Later that month, the narrative shifted dramatically when he finally admitted to human resources that he had indeed relocated to India for a considerable period. He initially attributed this sudden international move to his Dublin landlord selling his rental accommodation, coupled with a strong reluctance to continue working under his current supervisor. Crucially, during these communications, he made it explicitly clear that he intended to remain in India indefinitely and had absolutely no intention of returning to the Republic of Ireland to fulfil his contractual duties. Following further correspondence where he refused to travel to Ireland for a disciplinary meeting, PwC processed his termination effective immediately.

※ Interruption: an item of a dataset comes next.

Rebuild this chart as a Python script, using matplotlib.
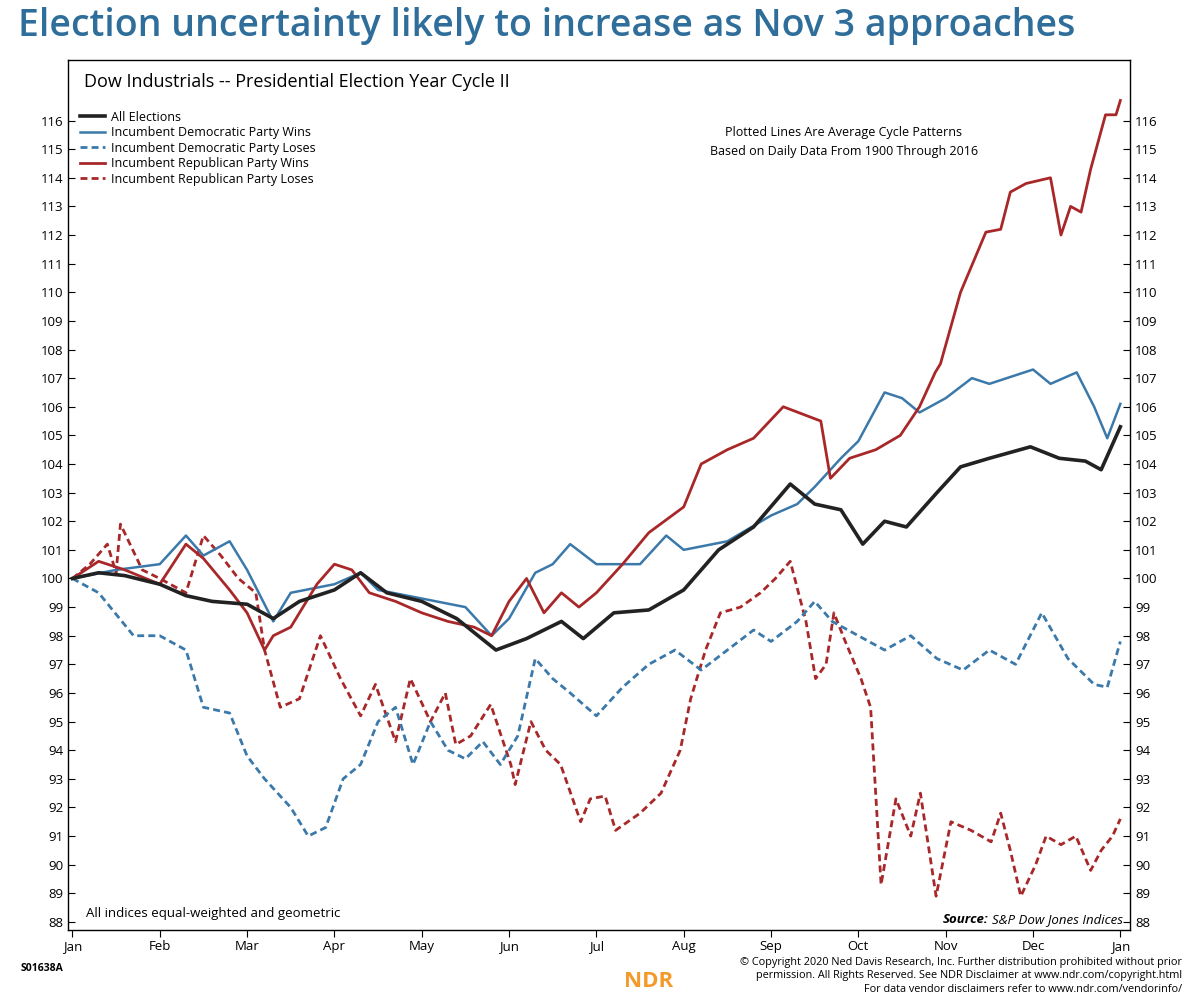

The WRC Hearing and Adjudicator's Ruling
During the WRC hearing held in April of this year, where Mr Asher elected to represent himself without legal counsel, further contradictions in his narrative emerged. He testified before the adjudication officer that his supervisor had verbally permitted the international relocation. However, under rigorous cross-examination by PwC's representatives, he was forced to concede that this alleged permission was entirely undocumented and had never been mentioned in any professional correspondence with his employer. Furthermore, he abandoned the previous narrative regarding the Dublin landlord, telling the WRC instead that his return to India was necessitated by pressing family reasons. At the time of the hearing, he remained out of work and stated he was living off his personal savings.
Adjudication Officer Niamh O'Carroll delivered a decisive ruling on the 9th of July, dismissing the complaint under the Unfair Dismissals Act 1977 in its entirety. She noted that Mr Asher was entirely the "author of his own predicament" by deliberately flouting a clear, written contractual requirement to be based in Ireland. The adjudicator concluded that PwC possessed substantial and unassailable grounds for terminating the employment relationship, a decision that arose directly from the employee’s steadfast refusal to comply with fundamental contractual obligations and his explicitly stated intention to permanently abandon his Irish employment base.